In all likelihood, the hackers would have planted malware onto the computers belonging to staff who work at the newspaper, opening backdoors for hackers to gain access to connected systems. No doubt one of the servers that the hackers managed to access contained login details for employees.
A report on the newspaper’s website explains that staff will be told to change their passwords “on the assumption that many or all of them may have been compromised.”
That would be extremely sensible advice.
A major concern would be that Washington Post staff might be using the same password in multiple places. If that’s the case (and let’s face it, *most* people are shamefully bad at following best practice for password security) then hackers could right now be attempting to access other accounts owned by the users – such as their email and cloud storage accounts.
For this reason, it really is essential that journalists who cover sensitive topics practice good security, and take every step possible to protect the identity of their sources from falling into the wrong hands.
Of course, it must be remembered that it is extremely difficult to prove who is behind an internet attack like this. That’s because it’s so easy to use compromised computers around the world to route attacks through – disguising the true origin.
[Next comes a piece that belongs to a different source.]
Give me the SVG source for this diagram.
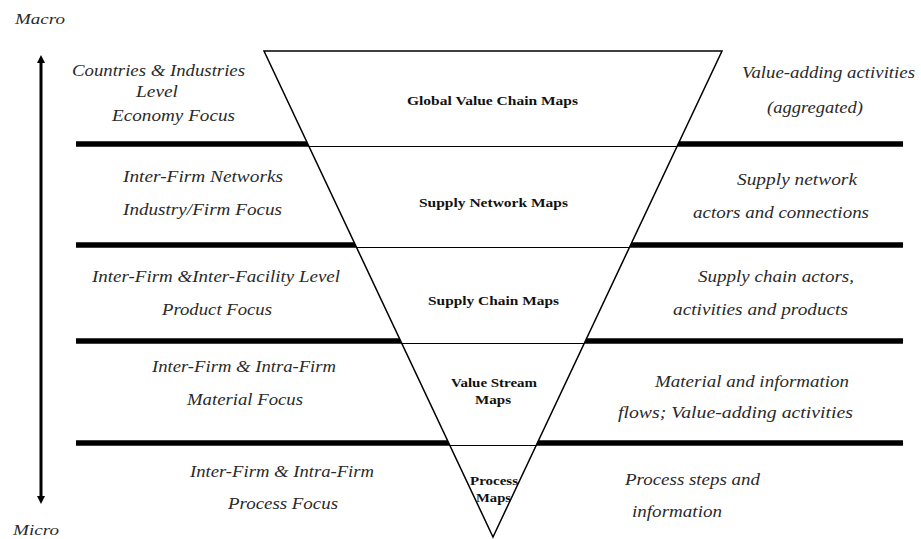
<svg xmlns="http://www.w3.org/2000/svg" width="921" height="539" viewBox="0 0 921 539">
<style>
.it{font-family:"Liberation Serif","Times New Roman",serif;font-style:italic;font-size:17px;fill:#2a2a2a}
.lb{font-family:"Liberation Serif","Times New Roman",serif;font-weight:bold;font-size:13px;fill:#111;text-anchor:middle}
.bar{stroke:#000;stroke-width:5.5}
.thin{stroke:#000;stroke-width:1.2}
.tri{fill:#fff;stroke:#000;stroke-width:1.5}
</style>
<rect width="921" height="539" fill="#fff"/>
<g id="connectors">
<line x1="41" y1="62" x2="41" y2="497" stroke="#000" stroke-width="3"/>
<path d="M37,63 L41,55 L45,63 z" fill="#000"/>
<path d="M37,496 L41,504 L45,496 z" fill="#000"/>
<line class="bar" x1="76" y1="144" x2="903" y2="144"/>
<line class="bar" x1="76" y1="245" x2="903" y2="245"/>
<line class="bar" x1="76" y1="341" x2="903" y2="341"/>
<line class="bar" x1="76" y1="443" x2="903" y2="443"/>
</g>
<g id="pyramid">
<polygon class="tri" points="264,51 722,51 493,537"/>
<line class="thin" x1="308.8" y1="146.5" x2="677.2" y2="146.5"/>
<line class="thin" x1="356.4" y1="247.5" x2="629.6" y2="247.5"/>
<line class="thin" x1="401.6" y1="343.5" x2="584.4" y2="343.5"/>
<line class="thin" x1="449.7" y1="445.5" x2="536.3" y2="445.5"/>
</g>
<g id="scale-labels">
<text class="it" x="15" y="24" style="font-size:14px" textLength="50" lengthAdjust="spacingAndGlyphs">Macro</text>
<text class="it" x="13" y="535" style="font-size:14px" textLength="46" lengthAdjust="spacingAndGlyphs">Micro</text>
</g>
<g id="level1">
<text class="it" x="72" y="76" textLength="173" lengthAdjust="spacingAndGlyphs">Countries &amp; Industries</text>
<text class="it" x="136" y="97" textLength="42" lengthAdjust="spacingAndGlyphs">Level</text>
<text class="it" x="112" y="121" textLength="123" lengthAdjust="spacingAndGlyphs">Economy Focus</text>
<text class="lb" x="492.5" y="105" textLength="171" lengthAdjust="spacingAndGlyphs">Global Value Chain Maps</text>
<text class="it" x="742" y="78" textLength="173" lengthAdjust="spacingAndGlyphs">Value-adding activities</text>
<text class="it" x="767" y="113" textLength="96" lengthAdjust="spacingAndGlyphs">(aggregated)</text>
</g>
<g id="level2">
<text class="it" x="123" y="182" textLength="160" lengthAdjust="spacingAndGlyphs">Inter-Firm Networks</text>
<text class="it" x="123" y="215" textLength="159" lengthAdjust="spacingAndGlyphs">Industry/Firm Focus</text>
<text class="lb" x="493.5" y="207" textLength="149" lengthAdjust="spacingAndGlyphs">Supply Network Maps</text>
<text class="it" x="737" y="185" textLength="120" lengthAdjust="spacingAndGlyphs">Supply network</text>
<text class="it" x="693" y="218" textLength="176" lengthAdjust="spacingAndGlyphs">actors and connections</text>
</g>
<g id="level3">
<text class="it" x="92" y="282" textLength="248" lengthAdjust="spacingAndGlyphs">Inter-Firm &amp;Inter-Facility Level</text>
<text class="it" x="162" y="315" textLength="110" lengthAdjust="spacingAndGlyphs">Product Focus</text>
<text class="lb" x="493.5" y="305" textLength="131" lengthAdjust="spacingAndGlyphs">Supply Chain Maps</text>
<text class="it" x="698" y="282" textLength="156" lengthAdjust="spacingAndGlyphs">Supply chain actors,</text>
<text class="it" x="673" y="315" textLength="175" lengthAdjust="spacingAndGlyphs">activities and products</text>
</g>
<g id="level4">
<text class="it" x="152" y="372" textLength="184" lengthAdjust="spacingAndGlyphs">Inter-Firm &amp; Intra-Firm</text>
<text class="it" x="187" y="405" textLength="116" lengthAdjust="spacingAndGlyphs">Material Focus</text>
<text class="lb" x="494" y="387" textLength="86" lengthAdjust="spacingAndGlyphs">Value Stream</text>
<text class="lb" x="493" y="404" textLength="36" lengthAdjust="spacingAndGlyphs">Maps</text>
<text class="it" x="655" y="387" textLength="194" lengthAdjust="spacingAndGlyphs">Material and information</text>
<text class="it" x="618" y="418" textLength="235" lengthAdjust="spacingAndGlyphs">flows; Value-adding activities</text>
</g>
<g id="level5">
<text class="it" x="190" y="477" textLength="184" lengthAdjust="spacingAndGlyphs">Inter-Firm &amp; Intra-Firm</text>
<text class="it" x="228" y="509" textLength="110" lengthAdjust="spacingAndGlyphs">Process Focus</text>
<text class="lb" x="494" y="485" textLength="48" lengthAdjust="spacingAndGlyphs">Process</text>
<text class="lb" x="493.5" y="502" textLength="35" lengthAdjust="spacingAndGlyphs">Maps</text>
<text class="it" x="625" y="485" textLength="135" lengthAdjust="spacingAndGlyphs">Process steps and</text>
<text class="it" x="632" y="517" textLength="90" lengthAdjust="spacingAndGlyphs">information</text>
</g>
</svg>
Even if China is identified as the starting point of an attack – it doesn’t necessarily prove that the hack was backed by the Chinese government or intelligence services. It could just as easily be a group of skilled, patriotic Chinese hackers upset with how the US media portrays its government.
But let’s not be too naive. In all probability, this attack was sanctioned by Beijing. Although some conspiracy theorists may wonder – in the current climate – if it wasn’t the NSA instead!
Of course, this isn’t the first time that hackers have broken their way into computer servers at The Washington Post. Earlier this year reports emerged that the paper had unknowingly had its servers infiltrated by Chinese hackers for some years.
And in August, the notorious Syrian Electronic Army managed to redirect the newspaper’s online readers to the hacking group’s website instead.